Artificial intelligence is already reshaping the way marketing operates. Automated content generation, predictive analytics, and AI-driven insights are accelerating workflows and unlocking new efficiencies. But while AI is changing how we execute product marketing, it’s not replacing the why behind it.
The best product marketers don’t just write messaging—they shape narratives, influence decisions, and bridge the gap between product, sales, and the market. AI can speed up execution, but it can’t replace strategic thinking, human intuition, or the ability to tell a story that actually resonates.
Here’s where AI will change product marketing—and where it won’t.
How AI Will Change Product Marketing
1. Faster Research, but Strategy Still Needs a Human Lens
AI tools can synthesise competitive intelligence, analyse customer sentiment, and surface patterns in buyer behaviour faster than any human ever could. Need a competitor’s latest positioning update? AI can pull website changes and sales battlecards instantly. Want to know which messaging resonates most? AI can analyse engagement data across channels in real time.
But raw insights aren’t the same as understanding. AI can process data at scale, but PMMs still need to interpret context, prioritise what matters, and make strategic decisions.
The real shift? AI will make research a continuous, real-time function—but it won’t replace the product marketer’s ability to see where the market is going before the data proves it.
2. Content Generation Gets Easier, but Differentiation Gets Harder
AI-powered writing assistants can churn out blog posts, product descriptions, and even sales enablement materials in seconds. This is great for efficiency—but also a potential problem.
When everyone is using AI to generate content, the result is a flood of same-sounding, forgettable noise. Differentiation will come not from volume, but from originality.
PMMs who rely entirely on AI for content will end up sounding like everyone else. The ones who use it as a starting point—then refine, humanise, and inject a real perspective—will stand out.

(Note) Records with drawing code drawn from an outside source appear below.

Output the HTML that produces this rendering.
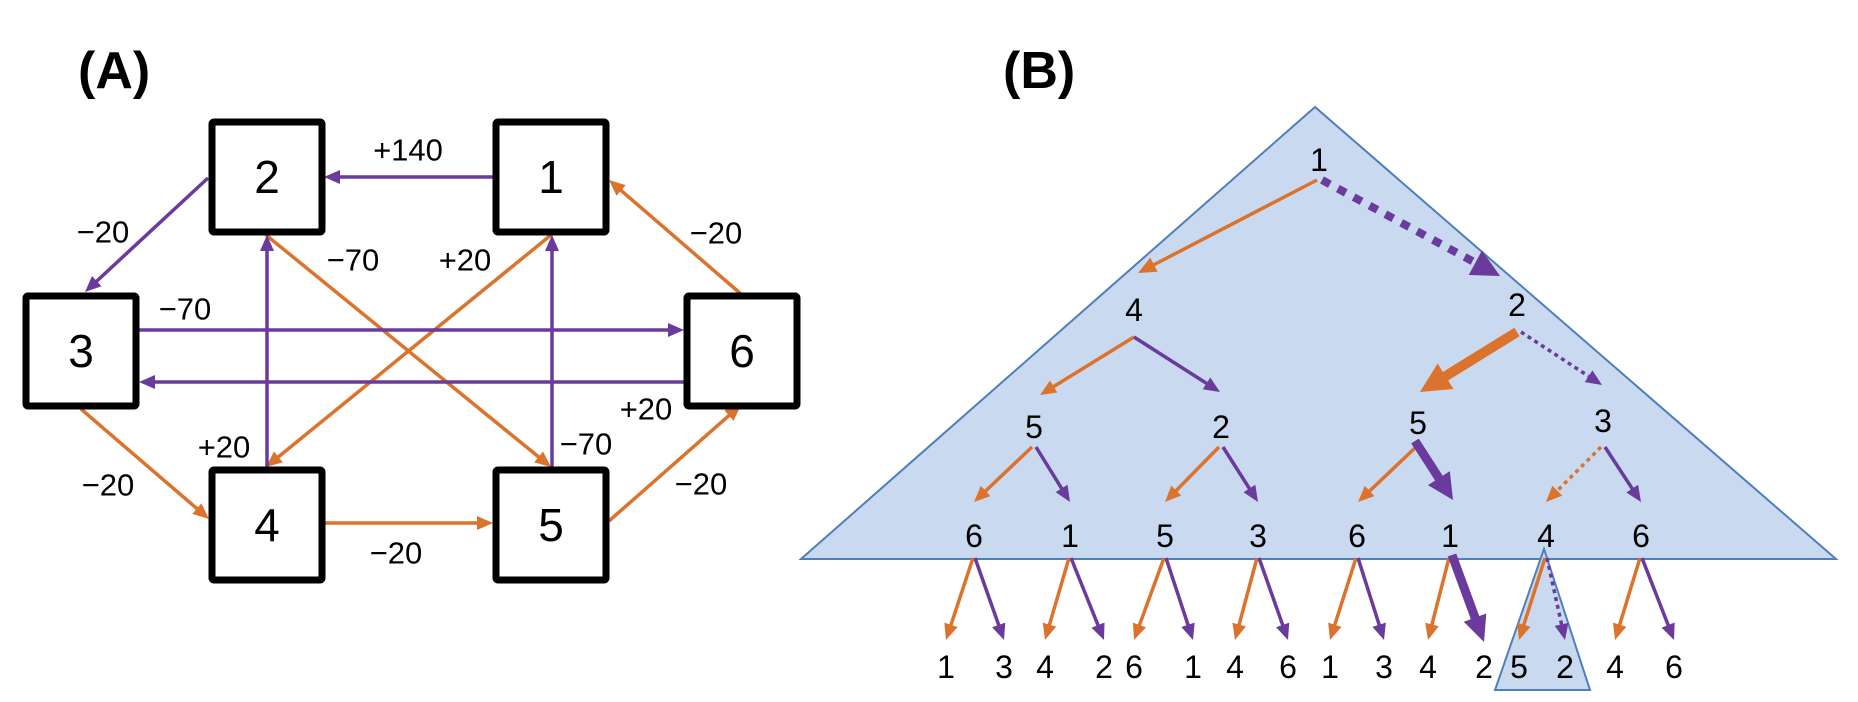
<!DOCTYPE html>
<html><head><meta charset="utf-8">
<style>
html,body{margin:0;padding:0;background:#fff;}
svg{display:block;font-family:"Liberation Sans",Arial,sans-serif;}
</style></head>
<body>
<svg id="fig" width="1858" height="702" viewBox="0 0 1858 702" xmlns="http://www.w3.org/2000/svg">
<text x="78" y="88" font-size="52" font-weight="bold">(A)</text>
<text x="1003" y="88" font-size="52" font-weight="bold">(B)</text>
<polygon points="1315,107 801,559 1836,559" fill="#C9D9EF" stroke="#4F7FBA" stroke-width="2"/>
<polygon points="1544,549 1495,690 1590,690" fill="#C9D9EF" stroke="#4F7FBA" stroke-width="2"/>
<g id="edges"></g>
<g id="boxes"></g>
<g id="labels"></g>
</svg>
<script>
const NS='http://www.w3.org/2000/svg';
const OR='#DC732C', PU='#6A3A9C';
const edges=document.getElementById('edges');
const boxesG=document.getElementById('boxes');
const labelsG=document.getElementById('labels');
function arrow(x1,y1,x2,y2,c,w,dash,hl,hw,name){
  const g=document.createElementNS(NS,'g');
  
  
  const dx=x2-x1,dy=y2-y1,L=Math.hypot(dx,dy),ux=dx/L,uy=dy/L;
  const bx=x2-ux*hl,by=y2-uy*hl;
  const l=document.createElementNS(NS,'line');
  l.setAttribute('x1',x1);l.setAttribute('y1',y1);l.setAttribute('x2',bx+ux*2);l.setAttribute('y2',by+uy*2);
  l.setAttribute('stroke',c);l.setAttribute('stroke-width',w);
  if(dash)l.setAttribute('stroke-dasharray',dash);
  g.appendChild(l);
  const p=document.createElementNS(NS,'polygon');
  p.setAttribute('points',`${x2},${y2} ${bx-uy*hw/2},${by+ux*hw/2} ${bx+uy*hw/2},${by-ux*hw/2}`);
  p.setAttribute('fill',c);
  g.appendChild(p);
  edges.appendChild(g);
}
function text(x,y,s,fs,name){
  const t=document.createElementNS(NS,'text');
  t.setAttribute('x',x);t.setAttribute('y',y);t.setAttribute('font-size',fs);
  t.setAttribute('text-anchor','middle');t.setAttribute('dominant-baseline','central');
  t.textContent=s;
  
  
  labelsG.appendChild(t);
}
const aEdges=[
 [493,177,324,177,PU,'edge-1-2'],[208,178,85,292,PU,'edge-2-3'],
 [266,235,551,467,OR,'edge-2-5'],[551,235,266,467,OR,'edge-1-4'],
 [267,467,267,235,PU,'edge-4-2'],[552,467,552,235,PU,'edge-5-1'],
 [139,330,684,330,PU,'edge-3-6'],[684,382,139,382,PU,'edge-6-3'],
 [741,294,609,180,OR,'edge-6-1'],[81,409,209,519,OR,'edge-3-4'],
 [324,523,493,523,OR,'edge-4-5'],[609,521,741,405,OR,'edge-5-6']];
aEdges.forEach(e=>arrow(e[0],e[1],e[2],e[3],e[4],3.5,null,16,14,e[5]));
const aLabels=[['+140',408,150],['−20',103,232],['−70',353,260],['+20',465,260],['+20',224,447],['−70',586,444],['−70',185,309],['+20',646,409],['−20',716,233],['−20',108,485],['−20',396,553],['−20',701,484]];
aLabels.forEach((l,i)=>text(l[1],l[2],l[0],31,'weight-label-'+i));
const boxes=[['1',493,119],['2',209,119],['3',23,293],['6',684,293],['4',209,467],['5',493,467]];
boxes.forEach(b=>{
  const r=document.createElementNS(NS,'rect');
  r.setAttribute('x',b[1]+3);r.setAttribute('y',b[2]+3);r.setAttribute('width',110);r.setAttribute('height',110);
  r.setAttribute('fill','#fff');r.setAttribute('stroke','#000');r.setAttribute('stroke-width',7);r.setAttribute('rx',2);
  
  
  boxesG.appendChild(r);
  text(b[1]+58,b[2]+58,b[0],46,'node-label-'+b[0]);
});
arrow(1317,180,1138,273,OR,3.5,null,18,16,'tree-edge-1-4');
arrow(1322,180,1500,276,PU,8,'9,9',28,28,'tree-edge-1-2-best');
arrow(1134,337,1040,395,OR,3.5,null,16,14,'tree-edge-4-5');
arrow(1134,337,1220,392,PU,3.5,null,16,14,'tree-edge-4-2');
arrow(1517,332,1420,392,OR,10,null,30,30,'tree-edge-2-5-best');
arrow(1521,332,1602,385,PU,3.5,'4,4',16,14,'tree-edge-2-3');
const l2=[[1034,974,1070],[1221,1165,1258],[1418,1358,1453],[1603,1546,1641]];
l2.forEach((n,i)=>{
  arrow(n[0]-2,447,n[1],502,OR,3.5,i==3?'4,4':null,16,14,'tree-edge-l2-orange-'+i);
  if(i==2) arrow(n[0]-3,441,n[2],500,PU,9,null,26,26,'tree-edge-l2-purple-best');
  else arrow(n[0]+2,447,n[2],502,PU,3.5,null,16,14,'tree-edge-l2-purple-'+i);
});
const l3x=[974,1070,1165,1258,1357,1450,1546,1641];
const leafL=[946,1045,1134,1235,1330,1428,1519,1615];
const leafR=[1004,1104,1193,1288,1384,1484,1565,1674];
l3x.forEach((x,i)=>{
  arrow(x-1,558,leafL[i],640,OR,3.5,null,16,14,'leaf-edge-orange-'+i);
  if(i==5) arrow(x+2,555,leafR[i],642,PU,9,null,26,24,'leaf-edge-purple-best');
  else arrow(x+1,558,leafR[i],640,PU,3.5,i==6?'4,4':null,16,14,'leaf-edge-purple-'+i);
});
text(1319,160,'1',32,'tree-root');
text(1134,310,'4',32,'tree-l1-4');
text(1517,305,'2',32,'tree-l1-2');
['5','2','5','3'].forEach((s,i)=>text(l2[i][0],[427,427,423,421][i],s,32,'tree-l2-'+i));
['6','1','5','3','6','1','4','6'].forEach((s,i)=>text(l3x[i],536,s,32,'tree-l3-'+i));
const leafLs=['1','4','6','4','1','4','5','4'], leafRs=['3','2','1','6','3','2','2','6'];
leafL.forEach((x,i)=>text(x,667,leafLs[i],32,'leaf-left-'+i));
leafR.forEach((x,i)=>text(x,667,leafRs[i],32,'leaf-right-'+i));
</script>
</body></html>
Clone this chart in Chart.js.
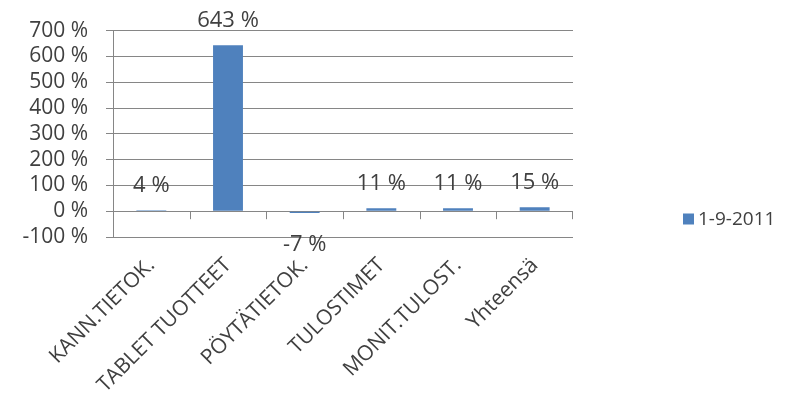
<!DOCTYPE html>
<html>
<head>
<meta charset="utf-8">
<script src="https://cdn.jsdelivr.net/npm/chart.js@4/dist/chart.umd.min.js"></script>
<style>
  html, body { margin: 0; padding: 0; background: #fff; }
  #wrap { width: 785px; height: 408px; position: relative; }
</style>
</head>
<body>
<div id="wrap"><canvas id="chart"></canvas></div>
<script>
// Tuoteryhmät ja muutos-%
const categories = ['KANN.TIETOK.', 'TABLET TUOTTEET', 'PÖYTÄTIETOK.', 'TULOSTIMET', 'MONIT.TULOST.', 'Yhteensä'];
const seriesName = '1-9-2011';
const changePct = [4, 643, -7, 11, 11, 15];
const yMin = -100;
const yMax = 700;
const yStep = 100;

const barColor = '#4F81BD';
const lineColor = '#868686';
const textColor = '#404040';
const fontFamily = '"Open Sans", "Liberation Sans", sans-serif';

// Arvot palkkien päälle
const valueLabels = {
    id: 'valueLabels',
    afterDatasetsDraw(chart) {
        const ctx = chart.ctx;
        const meta = chart.getDatasetMeta(0);
        ctx.save();
        ctx.fillStyle = textColor;
        ctx.font = '22px ' + fontFamily;
        ctx.textAlign = 'center';
        ctx.textBaseline = 'alphabetic';
        meta.data.forEach((bar, i) => {
            const v = changePct[i];
            const y = v >= 0 ? bar.y - 18 : bar.y + 38;
            ctx.fillText(v + ' %', bar.x, y);
        });
        ctx.restore();
    }
};

// Luokka-akselin väliviivat nollatasolla
const zeroTicks = {
    id: 'zeroTicks',
    afterDraw(chart) {
        const ctx = chart.ctx;
        const x = chart.scales.x;
        const y0 = chart.scales.y.getPixelForValue(0);
        ctx.save();
        ctx.strokeStyle = lineColor;
        ctx.lineWidth = 1;
        ctx.beginPath();
        for (let i = 0; i < categories.length; i++) {
            const px = i < categories.length - 1
                ? Math.round((x.getPixelForValue(i) + x.getPixelForValue(i + 1)) / 2) + 0.5
                : chart.chartArea.right - 0.5;
            ctx.moveTo(px, y0);
            ctx.lineTo(px, y0 + 8);
        }
        ctx.stroke();
        ctx.restore();
    }
};

// Selite oikealle
const sideLegend = {
    id: 'sideLegend',
    afterDraw(chart) {
        const ctx = chart.ctx;
        const ds = chart.data.datasets[0];
        const area = chart.chartArea;
        const bx = area.right + 110;
        const cy = area.bottom - 18;
        ctx.save();
        ctx.fillStyle = ds.backgroundColor;
        ctx.fillRect(bx, cy - 5.5, 11, 11);
        ctx.fillStyle = textColor;
        ctx.font = '19px ' + fontFamily;
        ctx.textAlign = 'left';
        ctx.textBaseline = 'middle';
        ctx.fillText(ds.label, bx + 15, cy + 1);
        ctx.restore();
    }
};

new Chart(document.getElementById('chart'), {
    type: 'bar',
    data: {
        labels: categories,
        datasets: [{
            label: seriesName,
            data: changePct,
            backgroundColor: barColor,
            borderWidth: 0,
            categoryPercentage: 1,
            barPercentage: 0.39
        }]
    },
    options: {
        responsive: true,
        maintainAspectRatio: false,
        animation: false,
        layout: { padding: { top: 29, right: 212, bottom: 0, left: 0 } },
        plugins: {
            legend: { display: false },
            tooltip: { enabled: false }
        },
        scales: {
            x: {
                grid: { display: false },
                border: { display: false },
                ticks: {
                    color: textColor,
                    font: { family: fontFamily, size: 21 },
                    minRotation: 45,
                    maxRotation: 45,
                    padding: 8,
                    autoSkip: false
                },
                afterFit: (scale) => { scale.height = 171; }
            },
            y: {
                min: yMin,
                max: yMax,
                ticks: {
                    stepSize: yStep,
                    autoSkip: false,
                    color: textColor,
                    font: { family: fontFamily, size: 21 },
                    padding: 18,
                    callback: (v) => v + ' %'
                },
                grid: { color: lineColor, tickLength: 7, tickColor: lineColor },
                border: { color: lineColor },
                afterFit: (scale) => { scale.width = 113; }
            }
        }
    },
    plugins: [valueLabels, zeroTicks, sideLegend]
});
</script>
</body>
</html>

3. Sales Enablement Becomes More Targeted
AI is making it easier to personalise sales materials based on industry, deal stage, and competitive landscape. Instead of a generic battlecard, imagine an AI-generated deal-specific one-pager that dynamically adjusts based on the prospect’s known objections, industry pain points, and competitive comparisons.
This will shift enablement from static to adaptive. Instead of relying on generalised messaging, AI will help sales teams respond with hyper-relevant positioning, making PMM’s role in crafting competitive intelligence even more critical.
4. AI Will Handle More Execution—So PMMs Must Focus on Influence
AI will automate more of the execution side of PMM—content drafts, research synthesis, campaign analysis—which means product marketers will need to focus more on their influence within the organisation.
- Shaping the product roadmap based on deep market understanding
- Aligning leadership on go-to-market strategy
- Making sure messaging actually lands across teams
- Embedding differentiation into the entire company narrative
PMMs who think their value is in “writing the messaging” will find themselves automated out of the loop. PMMs who see themselves as strategic connectors, market translators, and storytellers will become even more essential.
How AI Won’t Change Product Marketing
1. AI Can’t Replace Narrative and Positioning
AI can help generate copy, but it doesn’t understand why certain messages work and others don’t—not in the way a great PMM does.
Positioning isn’t just about finding the right words. It’s about shaping how a market feels about your product. That requires:
- Knowing what to say no to (AI will happily generate dozens of taglines, but it won’t tell you which one is actually right).
- Understanding the unspoken dynamics of an industry—where competitors are headed, what customers aren’t saying outright, and how to frame a narrative that gets ahead of the market.
- Crafting messaging that stands out, not just follows patterns.
2. PMMs Still Need to Drive Market Alignment
AI doesn’t sit in strategy meetings. It doesn’t navigate leadership dynamics. It doesn’t build relationships with sales teams or know when to challenge product teams on their assumptions.
A great PMM isn’t just a content creator—they’re an internal champion for market alignment. And while AI can support that process, it can’t lead it.
3. Emotional Intelligence Still Wins Deals
AI can tell you which words perform best in an email subject line. It can optimise CTAs for conversion. But it can’t read the room in a sales meeting, anticipate objections before they’re spoken, or craft a compelling narrative that changes a prospect’s mind.
PMMs who understand human behaviour—how customers make decisions, what internal blockers stop deals from closing, and how to frame a story that actually moves people—will always have an edge.
The Future of PMM in an AI-Driven World
AI is going to change how product marketing operates, but it won’t change the fundamentals of what makes great PMMs indispensable.
- Research will get faster—but the ability to see where the market is going will matter more.
- Content will be easier to generate—but harder to differentiate.
- Sales enablement will be more personalised—but the need for strategic alignment across teams will grow.
- Execution will be more automated—but influence will be more valuable than ever.
The best PMMs will be the ones who use AI as an amplifier—not a replacement for strategy, storytelling, and deep market understanding.
Because at the end of the day, AI can generate a message. But only humans can make it matter.